Timeline: The benchmark from people who got offers is about 40 hours of prep total, roughly five hours a week for two months. Log each case and your learnings in a simple sheet.

Also know the online assessments differ by firm, and most students wrongly assume they need no preparation because firms describe them that way. McKinsey Solve is visual and data-driven with low language load, BCG's Casey wants typed structured English, and Bain's SOVA has a verbal section that's harder for non-native speakers. Treat every available practice version as if it were the real thing, and prep the one your firm uses.

What if you can't land a US consulting role directly?

You don't have to win a New York slot to end up in consulting. One Russian student applied to MBB Moscow offices instead, got hired locally on the strength of her language and her US degree, and transferred to a US office two years later. MBB all have formal transfer programs that typically open after 18 to 24 months for strong performers.

Canada is the cleanest stepping stone: no lottery, Global Talent Stream processing in about two weeks, and a path to the US via L-1 later. Singapore, Australia, and Dubai all have workable routes too. Applying to your home or a third-country office is a real strategy, and worth treating as one.

A lot of this is volume, honestly. One strong ISB candidate sent about 50 applications, got 4 interviews, ate 46 rejections, and still landed a good role. Recruiting is partly a numbers game, so cast a wide net, control what you can, and keep moving.

Breaking into consulting as an international student means knowing the hidden rules before anyone else does, and Simplify helps you stay ahead of the timeline and connected to the people who can open doors.

FAQ

Which consulting firms sponsor H-1B visas for international students?

No public list is fully reliable because policies shift each cycle, but the safest bets are large firms with the volume to absorb sponsorship costs: McKinsey, BCG, and the Big Four strategy arms. Boutiques rarely sponsor because each petition runs roughly $5,000 to $15,000 in fees. Always confirm role-by-role with a recruiter, since a firm can sponsor one office and not another.

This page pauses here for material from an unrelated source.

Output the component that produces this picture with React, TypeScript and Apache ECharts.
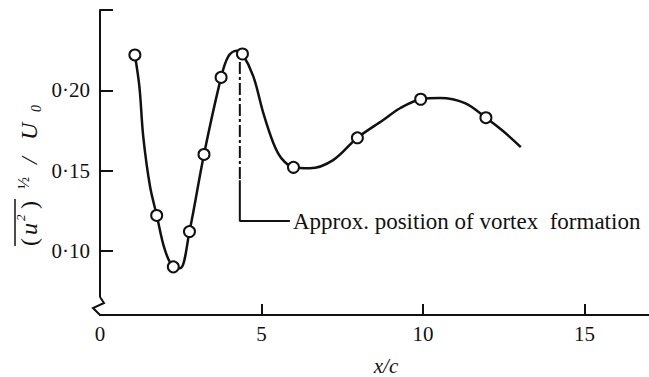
import { useEffect, useRef } from 'react';
import * as echarts from 'echarts';

// Axis ticks and labels
const xTicks = [0, 5, 10, 15];
const yTickLabels = [0.1, 0.15, 0.2];
const yTickMarks = [0.1, 0.15, 0.2, 0.25];

// Measured stations: downstream distance x/c and r.m.s. intensity
const stationX = [1.08, 1.755, 2.27, 2.77, 3.22, 3.75, 4.41, 5.99, 7.97, 9.93, 11.95];
const stationY = [0.222, 0.122, 0.09, 0.112, 0.16, 0.208, 0.2226, 0.152, 0.1704, 0.1944, 0.1829];

// Faired curve through the stations
const curveX = [1.08, 1.22, 1.34, 1.55, 1.755, 2.01, 2.27, 2.48, 2.77, 3.22, 3.75, 3.97, 4.23, 4.41, 4.75, 5.06, 5.37, 5.62, 5.99, 6.5, 7.22, 7.97, 8.77, 9.29, 9.93, 10.53, 11.3, 11.95, 12.48, 13.03];
const curveY = [0.222, 0.2022, 0.171, 0.14, 0.1223, 0.1005, 0.09, 0.0891, 0.1119, 0.16, 0.208, 0.221, 0.2246, 0.2226, 0.2085, 0.1856, 0.167, 0.1576, 0.152, 0.1514, 0.1565, 0.1704, 0.1815, 0.1888, 0.1944, 0.1952, 0.192, 0.1829, 0.1746, 0.1646];

// Leader marking the vortex-formation station
const vortexX = 4.33;
const leaderTop = 0.2176;
const leaderBreak = 0.144;
const leaderFoot = 0.1185;
const leaderEndX = 5.88;
const leaderText = 'Approx. position of vortex  formation';

const INK = '#111';
const SERIF = 'Liberation Serif';

export default function App() {
  const ref = useRef<HTMLDivElement>(null);

  useEffect(() => {
    const chart = echarts.init(ref.current!, null, { renderer: 'svg' });
    const dot = (v: number) => v.toFixed(2).replace('.', '\u00B7');
    const glyph = (text: string, x: number, y: number, size: number, italic = true) => ({
      type: 'text',
      x,
      y,
      style: {
        text,
        fontSize: size,
        fontFamily: SERIF,
        fontStyle: italic ? 'italic' : 'normal',
        align: 'left',
        verticalAlign: 'middle',
        fill: INK,
      },
    });

    chart.setOption({
      animation: false,
      backgroundColor: '#fff',
      grid: { left: 100, right: 0, top: 10, bottom: 62 },
      xAxis: {
        type: 'value',
        min: 0,
        max: 17,
        axisLine: { onZero: false, lineStyle: { color: INK, width: 2 } },
        axisTick: { inside: true, length: 11, customValues: xTicks, lineStyle: { color: INK, width: 2 } },
        axisLabel: { customValues: xTicks, color: INK, fontFamily: SERIF, fontSize: 21, margin: 8 },
        splitLine: { show: false },
      },
      yAxis: {
        type: 'value',
        min: 0.06,
        max: 0.25,
        axisLine: { show: true, onZero: false, lineStyle: { color: INK, width: 2 } },
        axisTick: { show: true, inside: true, length: 13, customValues: yTickMarks, lineStyle: { color: INK, width: 2 } },
        axisLabel: { customValues: yTickLabels, formatter: dot, color: INK, fontFamily: SERIF, fontSize: 21, margin: 10 },
        splitLine: { show: false },
      },
      series: [
        {
          type: 'line',
          data: curveX.map((x, i) => [x, curveY[i]]),
          smooth: 0.35,
          symbol: 'none',
          lineStyle: { color: INK, width: 2.5 },
          z: 2,
        },
        {
          type: 'scatter',
          data: stationX.map((x, i) => [x, stationY[i]]),
          symbol: 'circle',
          symbolSize: 11,
          itemStyle: { color: '#fff', borderColor: INK, borderWidth: 2, opacity: 1 },
          z: 4,
        },
        {
          type: 'line',
          data: [[vortexX, leaderTop], [vortexX, leaderBreak]],
          symbol: 'none',
          lineStyle: { color: INK, width: 2, type: [12, 3, 3, 3] },
          z: 3,
        },
        {
          type: 'line',
          data: [[vortexX, leaderBreak], [vortexX, leaderFoot], [leaderEndX, leaderFoot]],
          symbol: 'none',
          lineStyle: { color: INK, width: 2 },
          endLabel: {
            show: true,
            formatter: leaderText,
            color: INK,
            fontFamily: SERIF,
            fontSize: 23,
            distance: 3,
          },
          z: 3,
        },
      ],
      graphic: [
        // axis break on the ordinate
        { type: 'rect', shape: { x: 95, y: 297, width: 10, height: 17 }, style: { fill: '#fff' }, z: 10 },
        {
          type: 'polyline',
          shape: { points: [[100, 297], [104, 303], [93, 308], [100, 315]] },
          style: { stroke: INK, lineWidth: 2, fill: 'none' },
          z: 11,
        },
        // abscissa title
        {
          type: 'text',
          x: 386,
          y: 366,
          style: { text: 'x/c', fontSize: 21, fontFamily: SERIF, fontStyle: 'italic', align: 'center', verticalAlign: 'middle', fill: INK },
        },
        // ordinate title, (u²)^½ / U₀ set vertically
        {
          type: 'group',
          x: 29,
          y: 246,
          rotation: Math.PI / 2,
          children: [
            glyph('(', 0, 0, 24, false),
            glyph('u', 11, 0, 24),
            glyph('2', 25, -9, 13),
            glyph(')', 37, 0, 24, false),
            { type: 'line', shape: { x1: 0, y1: -14, x2: 47, y2: -14 }, style: { stroke: INK, lineWidth: 1.5 } },
            glyph('\u00BD', 57, -6, 16, false),
            glyph('/', 82, 0, 24),
            glyph('U', 106, 0, 24),
            glyph('0', 134, 7, 14),
          ],
        },
      ],
    });

    return () => chart.dispose();
  }, []);

  return <div ref={ref} style={{ position: 'fixed', left: 0, top: 0, width: 649, height: 377 }} />;
}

Is an MBA worth it for international students breaking into US consulting?

For most international candidates without a US undergrad degree, the MBA channel is the realistic pipeline. A US master's or MBA gives you double-cap entry, higher wage-level roles with better lottery odds, and on-campus recruiting access firms reserve for MBA hires. The tradeoff is two years and significant cost, so weigh it against home-office routes that skip the lottery entirely.

How early should international students start consulting recruiting?

Earlier than you think. CV prep often starts in September for cycles where shortlists land in November and offers close by December. Build your firm list and target wage levels months ahead, and start informational chats before applications open. The students who lose out usually discover a three-day window after it has already closed.

How many practice cases do international students need before interviews?

Plan for at least ten full cases out loud in English, ideally with real consultants rather than only peers. The offer benchmark sits around 40 hours total, but quality matters more than raw count. Spend equal time rehearsing personal stories, since final-round cuts come from flat narratives far more often than from broken case math.

Can you transfer to a US consulting office from an international one?

Yes, and it's a legitimate strategy. McKinsey, BCG, and Bain all run formal transfer programs that typically open after 18 to 24 months for strong performers, often via an L-1 visa that skips the H-1B lottery. Starting in a home or third-country office can be faster than fighting for a US slot directly.